Pretty early on in the movie, you easily understand how much P.K. Nair loves movies. And, since love is so often entwined with ownership, at least in popular discourse, you wonder – what do I do about it? What’s the next step? Nair was no different. He wanted to become a filmmaker. It’s not unusual, that desire. On a very broad level, people obsessed with the nuances of words want to become writers, people obsessed with how different individual colours segue into one another to shed their individual identity to assume a collective one would want to become painters. Nair, similarly, was drawn to moving images. So, he wanted to become a filmmaker. But, unlike painting and writing, filmmaking cannot be done in isolation; it can be as intensely personal as the above two art forms, but the very medium doesn’t afford the luxury of seclusion. Despite spending time on Mehboob Khan’s set to learn the craft, Nair didn’t go on to become a filmmaker. We don’t know why, we are not presented with a reason in the documentary. But, Nair’s obsession with film prints has its roots in Nair not becoming a filmmaker. In the movie, Rajkumar Hirani says that he would be often astounded by how Nair knew exactly which print corresponded to what song or sequence. Hirani doesn’t remember it for his own films. Maybe because, Hirani makes movies, so his admiration for cinema would be drastically different from Nair’s. Because, Nair just observes. His act of restoration or remembering prints by heart is his way of asserting ownership on those films; it’s his way of creating films, which he once wanted to. In a country like India, which suffers from a severe cultural famine, restoration should be equally sacrosanct as creation. Later in the movie, Nair again briefly touches upon him wanting to be a filmmaker once, but he’s glad that he became an archivist.

That takes us to another significant point. The importance of differences. People, who are interested in cinema (not necessarily as filmmakers), their aspirations are often shot down with a condescending question, ‘So, why don’t you go and make movies?’ This question is often hurled at film critics, often as an invective. Or, to anyone who’s trying to engage with the medium but has never made a film, and maybe doesn’t want to. That’s why P.K. Nair’s life is such an illuminating example. If everyone were doing the same thing, our collective cultural conscience would stagnate. We need different driven people in different occupations. Who knows, Nair could well have been a really good filmmaker, but then there were so many filmmakers already, there was not one archivist. Similarly, some people create, some document – in various capacities. Celluoid Man drives home this point quite beautifully. That documentation is an art form too. And, by documentation, I just don’t mean film archiving, but I mean documenting in an overarching sense through various means.
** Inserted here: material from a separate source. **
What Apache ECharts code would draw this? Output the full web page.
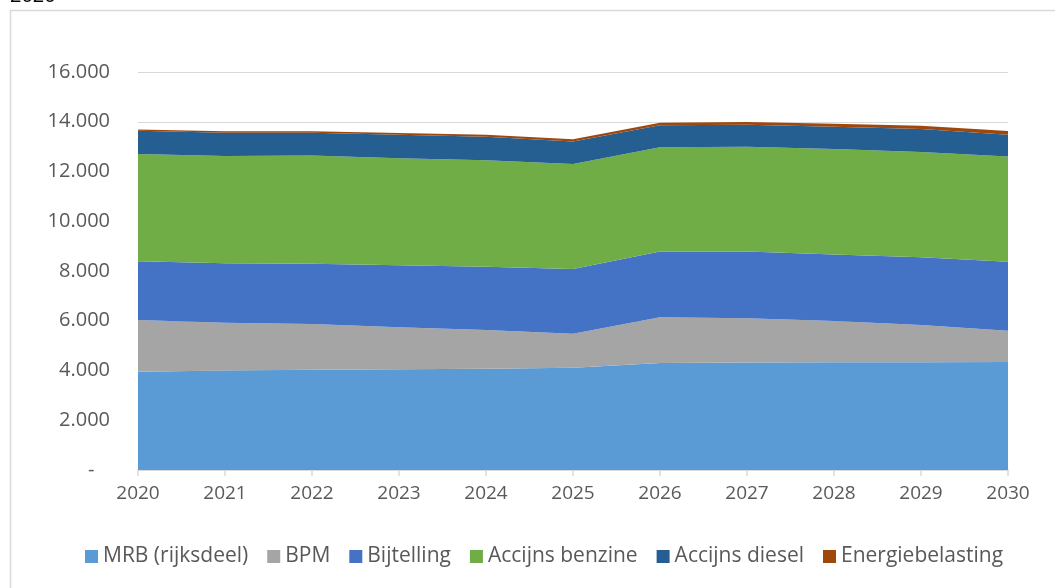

Documentation should not be kept at a different pedestal as creation.

One of the many ways in which documentaries differ from feature length films is their unhinged nature. For the most part, you place a camera in an already existing world and hope for interesting things to happen. Or, you can hope for interesting things to happen in a world that you have created. It’s very clear that Dungarpur is trying to create a world in many of the scenes, which is fine. For a movie like this, the challenges that stared Dungarpur would have been substantial. In a documentary running over 150 minutes, if the only thing its protagonist did was talk, the movie would have been both insufferably boring and tautological. So, to avoid that, Dungarpur astutely places P.K. Nair in different situations so we are constantly seeing different visuals, experiencing different ambiances. But, the world that Dungarpur creates in many of the frames (this problem is more prevalent in the early part of the movie), is not only amateur, but also lazily set up. Also, the one-on-one adaptation of what Nair is saying and what appears on the screen is jarring. So, early on in the movie, Nair is talking about how he went to Nasik in a “paper taxi” to fetch a film print. In the next shot, we see Nair standing beside a taxi on the road, near a millstone that reads ‘Nasik 280 Km’. Or, when Nair is talking about Citizen Kane, we are shown that he’s sitting in a theatre while Citizen Kane is playing in the background. Or, when a student of FTII recounts how Nair would watch a movie, carrying a small notepad and a torch with him noting the condition of the print as the film unfolded. In the next scene, we see Nair watching a film, carrying a small torch and a notepad. The problem with these scenes are two fold – firstly, the subsequent visuals don’t provide any new information, and secondly, it’s very easy to discern that those scenes were specifically designed for the movie, they don’t blend in the movie naturally, rather stick out. So, their clumsy, synthetic construction keeps pulling you out of the story.

But, quibbles aside, one of the more incredible achievements of the film is how it goes about in deconstructing what passion means, to what extent it can propel people, and the childlike innocence it so seamlessly spawns. One of my favorite sequence from the film is P.K. Nair standing in the theatre, near the screen, while a scene from Citizen Kane plays (this scene is different from the one mentioned in the previous paragraph), Nair’s back faces the screen, and as the scene progresses we see Nair recounting dialogues from that particular scene. How many times would he have seen the movie or that particular scene to remember its dialogue? Also, it’s not a particularly grown up thing to, and Nair is 80-years-old. Endearing, delectable lives of people consumed by passion. It makes you oblivious to everything around.

Dungarpur’s decision to infuse the narrative with clips from movies of yore lends a lot of character to the movie. Because by doing so, the movie also celebrates a cinema culture we once had, and one, which we could have so easily lost, had it not been for P.K. Nair. And, by letting those frames breathe, the movie very earnestly reveres those significant flagpoles of our cultural history, something P.K. Nair was awed by. The film, or the filmmaker, in turn, is awed by P.K. Nair. Often, one of the more fitting ways of honoring someone we love is to honor their choices. Those pristine footages bookend this endearing relationship quite fittingly – the one between the filmmaker, the film archivist, and the movies.